-- Data lines --
<<<<

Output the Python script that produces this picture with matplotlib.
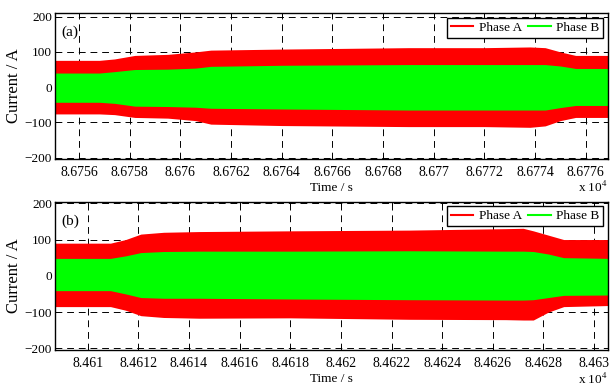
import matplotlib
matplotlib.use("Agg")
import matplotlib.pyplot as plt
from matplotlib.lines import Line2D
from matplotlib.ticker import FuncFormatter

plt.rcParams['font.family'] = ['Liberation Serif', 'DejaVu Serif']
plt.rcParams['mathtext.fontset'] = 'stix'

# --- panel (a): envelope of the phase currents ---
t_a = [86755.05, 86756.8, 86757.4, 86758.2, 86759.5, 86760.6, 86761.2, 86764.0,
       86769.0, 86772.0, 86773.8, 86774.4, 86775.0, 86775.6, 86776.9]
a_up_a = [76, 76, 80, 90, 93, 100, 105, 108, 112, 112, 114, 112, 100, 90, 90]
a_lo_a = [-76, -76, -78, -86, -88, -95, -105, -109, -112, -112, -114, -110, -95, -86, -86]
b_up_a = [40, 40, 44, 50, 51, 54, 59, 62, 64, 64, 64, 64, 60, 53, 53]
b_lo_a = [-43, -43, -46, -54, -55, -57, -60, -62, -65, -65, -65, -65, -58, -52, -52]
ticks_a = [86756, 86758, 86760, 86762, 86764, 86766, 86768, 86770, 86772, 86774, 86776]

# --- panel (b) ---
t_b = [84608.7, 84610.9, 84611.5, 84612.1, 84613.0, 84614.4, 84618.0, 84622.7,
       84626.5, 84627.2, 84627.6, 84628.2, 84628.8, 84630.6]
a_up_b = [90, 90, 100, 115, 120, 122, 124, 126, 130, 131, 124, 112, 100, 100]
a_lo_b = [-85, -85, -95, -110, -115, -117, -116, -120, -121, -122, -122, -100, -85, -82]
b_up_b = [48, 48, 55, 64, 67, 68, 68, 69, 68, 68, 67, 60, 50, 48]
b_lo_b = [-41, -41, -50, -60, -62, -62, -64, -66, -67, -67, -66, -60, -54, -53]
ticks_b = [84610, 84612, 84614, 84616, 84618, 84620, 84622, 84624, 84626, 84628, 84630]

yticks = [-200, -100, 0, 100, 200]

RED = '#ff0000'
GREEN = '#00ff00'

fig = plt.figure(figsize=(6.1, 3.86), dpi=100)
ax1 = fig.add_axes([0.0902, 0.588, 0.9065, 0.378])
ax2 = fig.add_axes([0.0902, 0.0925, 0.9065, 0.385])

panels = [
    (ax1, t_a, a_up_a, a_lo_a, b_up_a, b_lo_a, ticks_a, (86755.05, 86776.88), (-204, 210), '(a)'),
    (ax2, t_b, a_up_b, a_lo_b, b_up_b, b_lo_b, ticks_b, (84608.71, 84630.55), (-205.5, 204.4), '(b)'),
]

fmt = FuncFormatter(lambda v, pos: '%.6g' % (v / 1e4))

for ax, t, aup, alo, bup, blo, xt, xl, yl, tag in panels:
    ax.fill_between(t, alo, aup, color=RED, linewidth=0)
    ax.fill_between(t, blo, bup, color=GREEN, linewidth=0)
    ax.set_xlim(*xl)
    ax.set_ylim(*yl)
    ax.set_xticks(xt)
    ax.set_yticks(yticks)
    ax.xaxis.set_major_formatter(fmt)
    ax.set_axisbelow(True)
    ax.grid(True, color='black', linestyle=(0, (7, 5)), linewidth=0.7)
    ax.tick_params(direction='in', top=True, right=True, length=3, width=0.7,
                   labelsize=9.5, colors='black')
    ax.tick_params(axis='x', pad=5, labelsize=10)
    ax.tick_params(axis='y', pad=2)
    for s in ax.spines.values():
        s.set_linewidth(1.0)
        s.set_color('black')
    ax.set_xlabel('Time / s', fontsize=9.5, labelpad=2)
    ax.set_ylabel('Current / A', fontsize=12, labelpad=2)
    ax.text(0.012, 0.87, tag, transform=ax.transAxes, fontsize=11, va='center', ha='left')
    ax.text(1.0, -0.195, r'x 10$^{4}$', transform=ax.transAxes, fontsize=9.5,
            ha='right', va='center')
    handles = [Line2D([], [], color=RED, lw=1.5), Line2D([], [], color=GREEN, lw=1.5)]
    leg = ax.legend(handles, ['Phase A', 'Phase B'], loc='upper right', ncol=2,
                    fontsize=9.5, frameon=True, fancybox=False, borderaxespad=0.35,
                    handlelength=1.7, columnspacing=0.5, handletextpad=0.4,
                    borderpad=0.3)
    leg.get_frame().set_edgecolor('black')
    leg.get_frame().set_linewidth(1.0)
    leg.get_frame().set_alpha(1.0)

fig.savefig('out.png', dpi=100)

>>>>

Send back the data above word for word, with the pictures left out.

Output the Python script that produces this picture with matplotlib.
import matplotlib
matplotlib.use("Agg")
import matplotlib.pyplot as plt
from matplotlib.lines import Line2D
from matplotlib.ticker import FuncFormatter

plt.rcParams['font.family'] = ['Liberation Serif', 'DejaVu Serif']
plt.rcParams['mathtext.fontset'] = 'stix'

# --- panel (a): envelope of the phase currents ---
t_a = [86755.05, 86756.8, 86757.4, 86758.2, 86759.5, 86760.6, 86761.2, 86764.0,
       86769.0, 86772.0, 86773.8, 86774.4, 86775.0, 86775.6, 86776.9]
a_up_a = [76, 76, 80, 90, 93, 100, 105, 108, 112, 112, 114, 112, 100, 90, 90]
a_lo_a = [-76, -76, -78, -86, -88, -95, -105, -109, -112, -112, -114, -110, -95, -86, -86]
b_up_a = [40, 40, 44, 50, 51, 54, 59, 62, 64, 64, 64, 64, 60, 53, 53]
b_lo_a = [-43, -43, -46, -54, -55, -57, -60, -62, -65, -65, -65, -65, -58, -52, -52]
ticks_a = [86756, 86758, 86760, 86762, 86764, 86766, 86768, 86770, 86772, 86774, 86776]

# --- panel (b) ---
t_b = [84608.7, 84610.9, 84611.5, 84612.1, 84613.0, 84614.4, 84618.0, 84622.7,
       84626.5, 84627.2, 84627.6, 84628.2, 84628.8, 84630.6]
a_up_b = [90, 90, 100, 115, 120, 122, 124, 126, 130, 131, 124, 112, 100, 100]
a_lo_b = [-85, -85, -95, -110, -115, -117, -116, -120, -121, -122, -122, -100, -85, -82]
b_up_b = [48, 48, 55, 64, 67, 68, 68, 69, 68, 68, 67, 60, 50, 48]
b_lo_b = [-41, -41, -50, -60, -62, -62, -64, -66, -67, -67, -66, -60, -54, -53]
ticks_b = [84610, 84612, 84614, 84616, 84618, 84620, 84622, 84624, 84626, 84628, 84630]

yticks = [-200, -100, 0, 100, 200]

RED = '#ff0000'
GREEN = '#00ff00'

fig = plt.figure(figsize=(6.1, 3.86), dpi=100)
ax1 = fig.add_axes([0.0902, 0.588, 0.9065, 0.378])
ax2 = fig.add_axes([0.0902, 0.0925, 0.9065, 0.385])

panels = [
    (ax1, t_a, a_up_a, a_lo_a, b_up_a, b_lo_a, ticks_a, (86755.05, 86776.88), (-204, 210), '(a)'),
    (ax2, t_b, a_up_b, a_lo_b, b_up_b, b_lo_b, ticks_b, (84608.71, 84630.55), (-205.5, 204.4), '(b)'),
]

fmt = FuncFormatter(lambda v, pos: '%.6g' % (v / 1e4))

for ax, t, aup, alo, bup, blo, xt, xl, yl, tag in panels:
    ax.fill_between(t, alo, aup, color=RED, linewidth=0)
    ax.fill_between(t, blo, bup, color=GREEN, linewidth=0)
    ax.set_xlim(*xl)
    ax.set_ylim(*yl)
    ax.set_xticks(xt)
    ax.set_yticks(yticks)
    ax.xaxis.set_major_formatter(fmt)
    ax.set_axisbelow(True)
    ax.grid(True, color='black', linestyle=(0, (7, 5)), linewidth=0.7)
    ax.tick_params(direction='in', top=True, right=True, length=3, width=0.7,
                   labelsize=9.5, colors='black')
    ax.tick_params(axis='x', pad=5, labelsize=10)
    ax.tick_params(axis='y', pad=2)
    for s in ax.spines.values():
        s.set_linewidth(1.0)
        s.set_color('black')
    ax.set_xlabel('Time / s', fontsize=9.5, labelpad=2)
    ax.set_ylabel('Current / A', fontsize=12, labelpad=2)
    ax.text(0.012, 0.87, tag, transform=ax.transAxes, fontsize=11, va='center', ha='left')
    ax.text(1.0, -0.195, r'x 10$^{4}$', transform=ax.transAxes, fontsize=9.5,
            ha='right', va='center')
    handles = [Line2D([], [], color=RED, lw=1.5), Line2D([], [], color=GREEN, lw=1.5)]
    leg = ax.legend(handles, ['Phase A', 'Phase B'], loc='upper right', ncol=2,
                    fontsize=9.5, frameon=True, fancybox=False, borderaxespad=0.35,
                    handlelength=1.7, columnspacing=0.5, handletextpad=0.4,
                    borderpad=0.3)
    leg.get_frame().set_edgecolor('black')
    leg.get_frame().set_linewidth(1.0)
    leg.get_frame().set_alpha(1.0)

fig.savefig('out.png', dpi=100)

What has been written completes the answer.